Research

Publications

Journal of Economic Behavior & Organization, 228 (December 2024)

Low demand for pure commitment in real markets presents a puzzle. A possible explanation is that individuals are unaware of their present bias and their need for commitment. I test the relationship between perceived intertemporal inconsistency and demand for commitment in a novel context, volunteering. I run an experiment that successfully corrects subjects’ beliefs about their present bias and find that this increased awareness does not increase demand for commitment. This low demand for commitment is not driven by a perceived lack of present bias, but rather subjects’ accurate belief that they may fail to follow through, even with the offered level of commitment.

Working Papers

R&R at AEJ:Micro

Although cost pass-through is an important concept across many fields in economics, current models cannot explain the common empirical patterns of incomplete pass-through, over-shifting, and pass-through asymmetry.  I incorporate imperfect information about costs to a canonical model of consumer search and provide a first unified explanation of these patterns.  The central prediction of this model is that changes in costs that consumers are aware of get passed through more completely than those they are unaware of.  I then test a novel prediction of this model using US mortgage data. I find that different components of the cost of lending have different average pass-through rates. Widely known costs are passed through nearly completely while more obscure costs have much lower pass-through rates. This pattern is consistent with my model but cannot be explained by existing theory.  I estimate that more precise information about lending costs would save borrowers $289 million, annually.
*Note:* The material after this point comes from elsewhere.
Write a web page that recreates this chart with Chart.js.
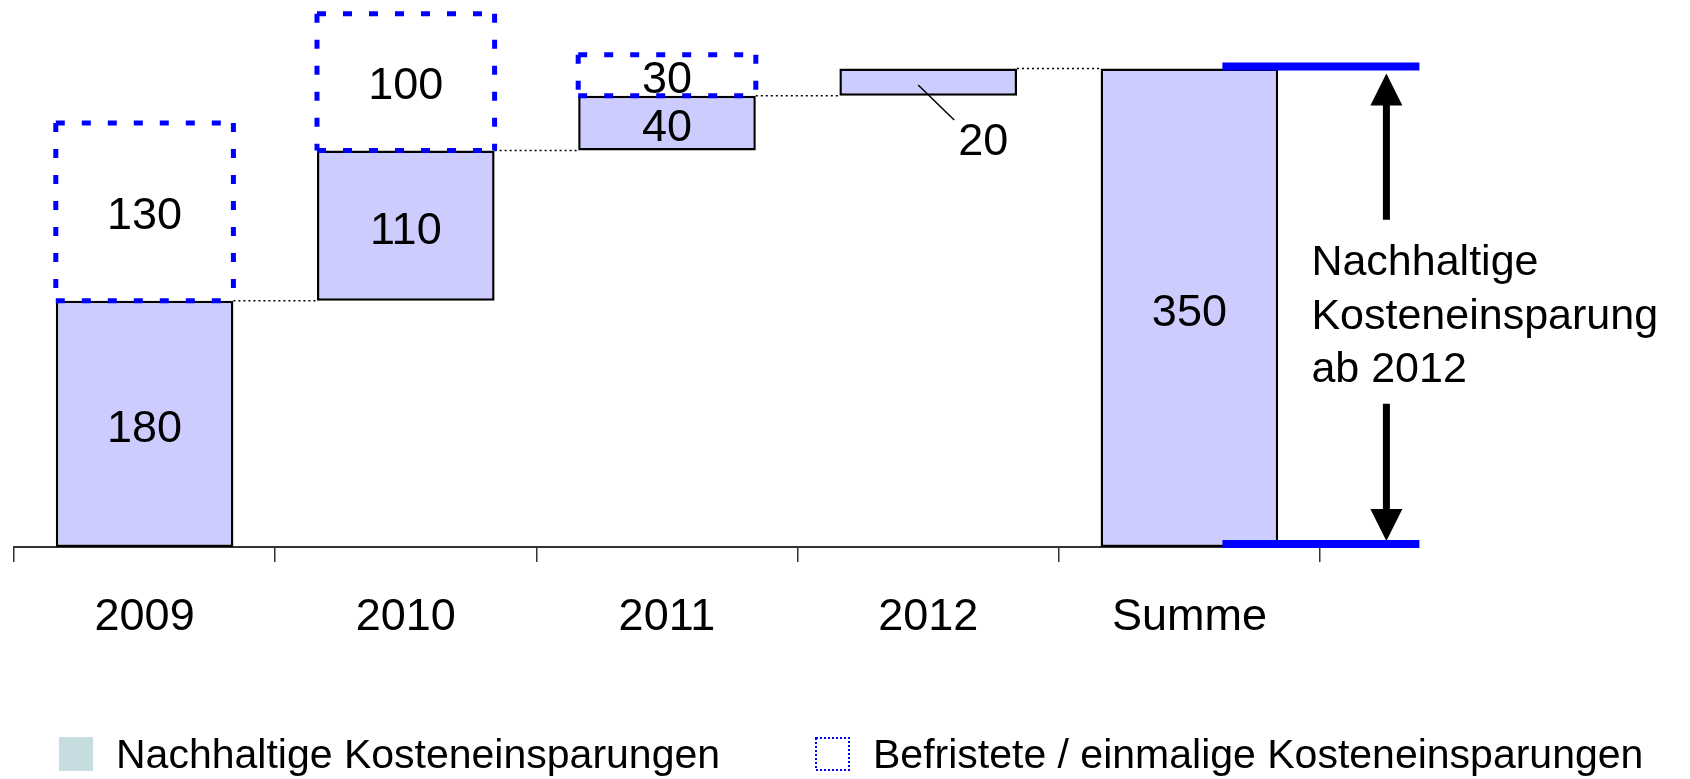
<!DOCTYPE html>
<html>
<head>
<meta charset="utf-8">
<script src="https://cdn.jsdelivr.net/npm/chart.js@4.4.1/dist/chart.umd.min.js"></script>
<style>
html, body { margin: 0; padding: 0; background: #fff; }
#wrap { width: 1690px; height: 779px; position: relative; }
</style>
</head>
<body>
<div id="wrap"><canvas id="chart"></canvas></div>
<script>
const categories = ['2009', '2010', '2011', '2012', 'Summe'];
const sustained = [180, 110, 40, 20, 350];
const temporary = [130, 100, 30, null, null];
const seriesNames = ['Nachhaltige Kosteneinsparungen', 'Befristete / einmalige Kosteneinsparungen'];
const noteLines = ['Nachhaltige', 'Kosteneinsparung', 'ab 2012'];
const yMax = 400;

const FONT = '"Liberation Sans", Arial, sans-serif';

// waterfall: every year starts where the one before ended, Summe starts at 0
const sustainedBars = [];
const temporaryBars = [];
let run = 0;
categories.forEach((c, i) => {
  if (c === 'Summe') {
    sustainedBars.push([0, sustained[i]]);
  } else {
    sustainedBars.push([run, run + sustained[i]]);
    run += sustained[i];
  }
  const top = sustainedBars[i][1];
  temporaryBars.push(temporary[i] == null ? null : [top, top + temporary[i]]);
});

const extras = {
  id: 'extras',
  afterDraw(chart) {
    const ctx = chart.ctx;
    const y = chart.scales.y;
    const solid = chart.getDatasetMeta(0).data;
    const temp = chart.getDatasetMeta(1).data;
    ctx.save();

    // dotted connectors between the steps
    ctx.strokeStyle = '#000';
    ctx.lineWidth = 1.5;
    ctx.setLineDash([2, 3]);
    for (let i = 0; i < solid.length - 1; i++) {
      const a = solid[i], b = solid[i + 1];
      const py = y.getPixelForValue(sustainedBars[i][1]);
      ctx.beginPath();
      ctx.moveTo(a.x + a.width / 2, py);
      ctx.lineTo(b.x - b.width / 2, py);
      ctx.stroke();
    }

    // dashed boxes for the temporary savings
    ctx.strokeStyle = '#0000ff';
    ctx.lineWidth = 5;
    ctx.setLineDash([9, 17]);
    temp.forEach((el, i) => {
      if (temporaryBars[i] == null) return;
      const l = el.x - el.width / 2, r = el.x + el.width / 2;
      const t = Math.min(el.y, el.base), b = Math.max(el.y, el.base);
      [[l, t, r, t], [l, b, r, b], [l, t, l, b], [r, t, r, b]].forEach(s => {
        ctx.beginPath();
        ctx.moveTo(s[0], s[1]);
        ctx.lineTo(s[2], s[3]);
        ctx.stroke();
      });
    });
    ctx.setLineDash([]);

    // value labels
    ctx.fillStyle = '#000';
    ctx.font = '45px ' + FONT;
    ctx.textAlign = 'center';
    ctx.textBaseline = 'middle';
    solid.forEach((el, i) => {
      const cy = (el.y + el.base) / 2;
      if (Math.abs(el.base - el.y) < 40) {
        ctx.lineWidth = 1.5;
        ctx.strokeStyle = '#000';
        ctx.beginPath();
        ctx.moveTo(el.x - 10, cy + 3);
        ctx.lineTo(el.x + 26, cy + 38);
        ctx.stroke();
        ctx.fillText(String(sustained[i]), el.x + 55, cy + 61);
      } else {
        ctx.fillText(String(sustained[i]), el.x, cy + 6);
      }
    });
    temp.forEach((el, i) => {
      if (temporaryBars[i] == null) return;
      ctx.fillText(String(temporary[i]), el.x, (el.y + el.base) / 2 + 5);
    });

    // bracket on the right of Summe
    const sum = solid[solid.length - 1];
    const yTop = y.getPixelForValue(sustained[sustained.length - 1]);
    const yBot = y.getPixelForValue(0);
    ctx.strokeStyle = '#0000ff';
    ctx.lineWidth = 8;
    [yTop - 2, yBot - 3].forEach(py => {
      ctx.beginPath();
      ctx.moveTo(sum.x + 33, py);
      ctx.lineTo(sum.x + 230, py);
      ctx.stroke();
    });

    const ax = sum.x + 197;
    const mid = (yTop + yBot) / 2;
    ctx.strokeStyle = '#000';
    ctx.fillStyle = '#000';
    ctx.lineWidth = 7;
    ctx.beginPath();
    ctx.moveTo(ax, yTop + 36);
    ctx.lineTo(ax, mid - 88);
    ctx.moveTo(ax, mid + 96);
    ctx.lineTo(ax, yBot - 36);
    ctx.stroke();
    ctx.beginPath();
    ctx.moveTo(ax, yTop + 5);
    ctx.lineTo(ax - 16, yTop + 37);
    ctx.lineTo(ax + 16, yTop + 37);
    ctx.closePath();
    ctx.fill();
    ctx.beginPath();
    ctx.moveTo(ax, yBot - 6);
    ctx.lineTo(ax - 16, yBot - 38);
    ctx.lineTo(ax + 16, yBot - 38);
    ctx.closePath();
    ctx.fill();

    ctx.font = '43px ' + FONT;
    ctx.textAlign = 'left';
    ctx.textBaseline = 'alphabetic';
    const offs = [-33, 21, 74];
    noteLines.forEach((t, k) => ctx.fillText(t, sum.x + 122, mid + offs[k]));

    // legend (two items on one row, wider apart than the built-in one allows)
    const ly = 757;
    ctx.font = '41px ' + FONT;
    ctx.textBaseline = 'middle';
    ctx.fillStyle = '#c6dce0';
    ctx.fillRect(59, ly - 20, 34, 34);
    ctx.fillStyle = '#000';
    ctx.fillText(seriesNames[0], 116, ly);
    ctx.fillStyle = '#fff';
    ctx.fillRect(815, ly - 20, 35, 34);
    ctx.strokeStyle = '#0000ff';
    ctx.lineWidth = 2;
    ctx.setLineDash([2, 2]);
    ctx.strokeRect(816, ly - 19, 33, 32);
    ctx.setLineDash([]);
    ctx.fillStyle = '#000';
    ctx.fillText(seriesNames[1], 873, ly);

    ctx.restore();
  }
};

new Chart(document.getElementById('chart'), {
  type: 'bar',
  data: {
    labels: categories,
    datasets: [
      {
        label: seriesNames[0],
        data: sustainedBars,
        backgroundColor: '#ccccff',
        borderColor: '#000',
        borderWidth: 2.5,
        borderSkipped: false,
        grouped: false,
        barPercentage: 0.68,
        categoryPercentage: 1
      },
      {
        label: seriesNames[1],
        data: temporaryBars,
        backgroundColor: 'rgba(0,0,0,0)',
        borderWidth: 0,
        grouped: false,
        barPercentage: 0.68,
        categoryPercentage: 1
      }
    ]
  },
  options: {
    responsive: true,
    maintainAspectRatio: false,
    animation: false,
    events: [],
    layout: { padding: { top: 0, left: 0, right: 0, bottom: 146 } },
    plugins: {
      tooltip: { enabled: false },
      legend: { display: false }
    },
    scales: {
      x: {
        offset: true,
        grid: { display: true, drawOnChartArea: false, drawTicks: true, tickLength: 15, color: '#333', lineWidth: 1.5, offset: true },
        border: { display: true, color: '#333', width: 2 },
        ticks: { color: '#000', font: { family: FONT, size: 45 }, padding: 29, maxRotation: 0, autoSkip: false },
        afterFit: s => { s.height = 86; }
      },
      y: {
        position: 'left',
        min: 0,
        max: yMax,
        ticks: { display: false },
        grid: { display: false },
        border: { display: false },
        afterFit: s => { s.width = 14; }
      },
      yR: {
        position: 'right',
        min: 0,
        max: 1,
        ticks: { display: false },
        grid: { display: false },
        border: { display: false },
        afterFit: s => { s.width = 370; }
      }
    }
  },
  plugins: [extras]
});
</script>
</body>
</html>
The Illusion of Competition (with Michael Grubb)

In markets where consumers must search sequentially for prices, whether a firm sells its product under one brand name or two distinct brands is consequential for market outcomes. If each firm sells a single brand then any consumer who receives multiple price quotes places firms in competition with each other. However, a two-brand firm can exhaust the search capacity of a consumer who searches for exactly two price quotes, making them "captive" to that firm. Moreover, if consumers are under an "illusion of competition" in which they believe all brands to be independent competitors, then a two-brand firm can lower consumers' estimates of price dispersion, discouraging them from searching further, by setting identical prices. We extend canonical search models to show that multi-brand firms can raise equilibrium prices by both mechanisms. As a result, breaking the illusion of competition by advertising brand ownership may lower prices. Alternatively, requiring two merging firms to consolidate their brands rather than operate them separately or curtailing brand proliferation by limiting the visibility of such duplicate brands on online platforms can intensify price competition and benefit consumers. In some cases, however, such policies may be counterproductive.

Work in Progress

In this paper, we study how heterogeneity across households affects the refinancing channel of monetary policy. We show that the correlation between two key parameters -- the Likelihood of Refinancing a Mortgage (LRM) and the Marginal Propensity to Consume (MPC) -- determines the strength of the refinancing channel. Using novel survey data, we uncover a small positive correlation, implying a more effective channel than previously accounted for.  This positive correlation masks two opposing effects: financial (un)sophistication generates a negative relationship, while liquidity preferences generate a larger, positive relationship. These two mechanisms affect time-dependent and state-dependent refinancing inaction, respectively, affecting the size and speed of monetary policy pass-through.